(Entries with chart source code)
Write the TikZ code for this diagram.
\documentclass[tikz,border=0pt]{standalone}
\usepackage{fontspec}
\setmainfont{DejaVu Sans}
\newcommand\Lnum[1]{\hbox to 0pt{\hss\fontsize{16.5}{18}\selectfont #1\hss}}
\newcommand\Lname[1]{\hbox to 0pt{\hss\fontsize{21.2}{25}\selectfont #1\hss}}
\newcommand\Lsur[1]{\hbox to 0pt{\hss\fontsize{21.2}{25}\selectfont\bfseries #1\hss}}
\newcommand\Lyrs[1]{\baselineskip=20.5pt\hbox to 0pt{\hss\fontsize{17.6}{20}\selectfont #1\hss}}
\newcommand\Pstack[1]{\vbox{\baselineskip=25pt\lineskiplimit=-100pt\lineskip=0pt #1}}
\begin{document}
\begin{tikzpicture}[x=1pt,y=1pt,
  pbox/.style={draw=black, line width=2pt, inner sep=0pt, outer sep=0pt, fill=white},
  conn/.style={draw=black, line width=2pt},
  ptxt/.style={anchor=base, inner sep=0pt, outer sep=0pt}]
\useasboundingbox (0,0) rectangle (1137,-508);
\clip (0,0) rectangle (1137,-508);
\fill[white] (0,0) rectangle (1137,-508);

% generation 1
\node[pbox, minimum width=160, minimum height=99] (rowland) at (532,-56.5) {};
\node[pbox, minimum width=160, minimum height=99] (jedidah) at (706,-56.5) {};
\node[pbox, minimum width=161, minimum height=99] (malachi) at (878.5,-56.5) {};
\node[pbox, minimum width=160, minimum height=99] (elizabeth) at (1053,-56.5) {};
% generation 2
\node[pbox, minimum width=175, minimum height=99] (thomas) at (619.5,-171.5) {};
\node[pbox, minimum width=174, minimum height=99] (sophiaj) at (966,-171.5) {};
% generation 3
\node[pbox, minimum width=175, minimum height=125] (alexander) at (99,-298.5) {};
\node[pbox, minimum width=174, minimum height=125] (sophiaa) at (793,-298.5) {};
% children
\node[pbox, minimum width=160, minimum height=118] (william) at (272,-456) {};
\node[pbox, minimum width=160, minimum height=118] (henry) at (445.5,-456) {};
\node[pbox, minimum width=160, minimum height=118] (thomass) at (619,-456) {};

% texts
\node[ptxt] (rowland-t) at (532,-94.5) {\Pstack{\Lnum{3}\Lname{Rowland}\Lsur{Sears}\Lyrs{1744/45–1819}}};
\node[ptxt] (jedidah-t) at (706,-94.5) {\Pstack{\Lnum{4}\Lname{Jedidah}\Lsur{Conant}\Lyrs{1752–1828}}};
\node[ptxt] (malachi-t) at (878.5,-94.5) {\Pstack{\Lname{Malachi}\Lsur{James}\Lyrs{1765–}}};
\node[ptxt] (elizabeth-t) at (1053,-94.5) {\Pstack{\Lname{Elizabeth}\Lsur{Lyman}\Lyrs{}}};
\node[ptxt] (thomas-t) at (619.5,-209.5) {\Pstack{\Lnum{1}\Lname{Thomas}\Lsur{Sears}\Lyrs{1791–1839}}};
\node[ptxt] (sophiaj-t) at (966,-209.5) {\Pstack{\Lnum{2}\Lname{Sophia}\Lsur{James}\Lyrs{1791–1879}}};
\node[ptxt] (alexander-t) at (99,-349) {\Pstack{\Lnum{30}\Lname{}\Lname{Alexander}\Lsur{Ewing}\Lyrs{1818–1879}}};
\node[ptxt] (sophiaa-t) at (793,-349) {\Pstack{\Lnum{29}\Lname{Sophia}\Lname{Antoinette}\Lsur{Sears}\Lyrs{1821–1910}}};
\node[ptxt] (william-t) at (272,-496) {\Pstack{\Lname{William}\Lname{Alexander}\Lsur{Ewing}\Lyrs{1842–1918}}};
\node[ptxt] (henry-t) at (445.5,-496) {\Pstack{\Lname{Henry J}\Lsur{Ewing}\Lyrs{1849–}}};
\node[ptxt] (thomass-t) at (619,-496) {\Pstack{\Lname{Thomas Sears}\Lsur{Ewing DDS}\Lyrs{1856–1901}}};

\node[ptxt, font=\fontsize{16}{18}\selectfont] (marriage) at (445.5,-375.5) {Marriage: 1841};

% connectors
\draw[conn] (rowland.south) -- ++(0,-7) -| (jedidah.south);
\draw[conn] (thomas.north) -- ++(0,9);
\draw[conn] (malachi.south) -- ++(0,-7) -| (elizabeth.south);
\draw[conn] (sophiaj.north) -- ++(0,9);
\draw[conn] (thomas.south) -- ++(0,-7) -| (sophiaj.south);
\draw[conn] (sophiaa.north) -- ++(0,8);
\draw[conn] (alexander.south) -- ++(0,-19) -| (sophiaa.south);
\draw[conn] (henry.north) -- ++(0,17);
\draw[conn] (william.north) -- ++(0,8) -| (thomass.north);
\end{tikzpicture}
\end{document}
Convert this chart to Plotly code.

• PROBLEM TO SOLVE: All the data must be duplicated exactly, with nothing added or removed.

• TASK RESPONSE:
Write the TikZ code for this diagram.
\documentclass[tikz,border=0pt]{standalone}
\usepackage{fontspec}
\setmainfont{DejaVu Sans}
\newcommand\Lnum[1]{\hbox to 0pt{\hss\fontsize{16.5}{18}\selectfont #1\hss}}
\newcommand\Lname[1]{\hbox to 0pt{\hss\fontsize{21.2}{25}\selectfont #1\hss}}
\newcommand\Lsur[1]{\hbox to 0pt{\hss\fontsize{21.2}{25}\selectfont\bfseries #1\hss}}
\newcommand\Lyrs[1]{\baselineskip=20.5pt\hbox to 0pt{\hss\fontsize{17.6}{20}\selectfont #1\hss}}
\newcommand\Pstack[1]{\vbox{\baselineskip=25pt\lineskiplimit=-100pt\lineskip=0pt #1}}
\begin{document}
\begin{tikzpicture}[x=1pt,y=1pt,
  pbox/.style={draw=black, line width=2pt, inner sep=0pt, outer sep=0pt, fill=white},
  conn/.style={draw=black, line width=2pt},
  ptxt/.style={anchor=base, inner sep=0pt, outer sep=0pt}]
\useasboundingbox (0,0) rectangle (1137,-508);
\clip (0,0) rectangle (1137,-508);
\fill[white] (0,0) rectangle (1137,-508);

% generation 1
\node[pbox, minimum width=160, minimum height=99] (rowland) at (532,-56.5) {};
\node[pbox, minimum width=160, minimum height=99] (jedidah) at (706,-56.5) {};
\node[pbox, minimum width=161, minimum height=99] (malachi) at (878.5,-56.5) {};
\node[pbox, minimum width=160, minimum height=99] (elizabeth) at (1053,-56.5) {};
% generation 2
\node[pbox, minimum width=175, minimum height=99] (thomas) at (619.5,-171.5) {};
\node[pbox, minimum width=174, minimum height=99] (sophiaj) at (966,-171.5) {};
% generation 3
\node[pbox, minimum width=175, minimum height=125] (alexander) at (99,-298.5) {};
\node[pbox, minimum width=174, minimum height=125] (sophiaa) at (793,-298.5) {};
% children
\node[pbox, minimum width=160, minimum height=118] (william) at (272,-456) {};
\node[pbox, minimum width=160, minimum height=118] (henry) at (445.5,-456) {};
\node[pbox, minimum width=160, minimum height=118] (thomass) at (619,-456) {};

% texts
\node[ptxt] (rowland-t) at (532,-94.5) {\Pstack{\Lnum{3}\Lname{Rowland}\Lsur{Sears}\Lyrs{1744/45–1819}}};
\node[ptxt] (jedidah-t) at (706,-94.5) {\Pstack{\Lnum{4}\Lname{Jedidah}\Lsur{Conant}\Lyrs{1752–1828}}};
\node[ptxt] (malachi-t) at (878.5,-94.5) {\Pstack{\Lname{Malachi}\Lsur{James}\Lyrs{1765–}}};
\node[ptxt] (elizabeth-t) at (1053,-94.5) {\Pstack{\Lname{Elizabeth}\Lsur{Lyman}\Lyrs{}}};
\node[ptxt] (thomas-t) at (619.5,-209.5) {\Pstack{\Lnum{1}\Lname{Thomas}\Lsur{Sears}\Lyrs{1791–1839}}};
\node[ptxt] (sophiaj-t) at (966,-209.5) {\Pstack{\Lnum{2}\Lname{Sophia}\Lsur{James}\Lyrs{1791–1879}}};
\node[ptxt] (alexander-t) at (99,-349) {\Pstack{\Lnum{30}\Lname{}\Lname{Alexander}\Lsur{Ewing}\Lyrs{1818–1879}}};
\node[ptxt] (sophiaa-t) at (793,-349) {\Pstack{\Lnum{29}\Lname{Sophia}\Lname{Antoinette}\Lsur{Sears}\Lyrs{1821–1910}}};
\node[ptxt] (william-t) at (272,-496) {\Pstack{\Lname{William}\Lname{Alexander}\Lsur{Ewing}\Lyrs{1842–1918}}};
\node[ptxt] (henry-t) at (445.5,-496) {\Pstack{\Lname{Henry J}\Lsur{Ewing}\Lyrs{1849–}}};
\node[ptxt] (thomass-t) at (619,-496) {\Pstack{\Lname{Thomas Sears}\Lsur{Ewing DDS}\Lyrs{1856–1901}}};

\node[ptxt, font=\fontsize{16}{18}\selectfont] (marriage) at (445.5,-375.5) {Marriage: 1841};

% connectors
\draw[conn] (rowland.south) -- ++(0,-7) -| (jedidah.south);
\draw[conn] (thomas.north) -- ++(0,9);
\draw[conn] (malachi.south) -- ++(0,-7) -| (elizabeth.south);
\draw[conn] (sophiaj.north) -- ++(0,9);
\draw[conn] (thomas.south) -- ++(0,-7) -| (sophiaj.south);
\draw[conn] (sophiaa.north) -- ++(0,8);
\draw[conn] (alexander.south) -- ++(0,-19) -| (sophiaa.south);
\draw[conn] (henry.north) -- ++(0,17);
\draw[conn] (william.north) -- ++(0,8) -| (thomass.north);
\end{tikzpicture}
\end{document}
Convert this chart to Plotly code.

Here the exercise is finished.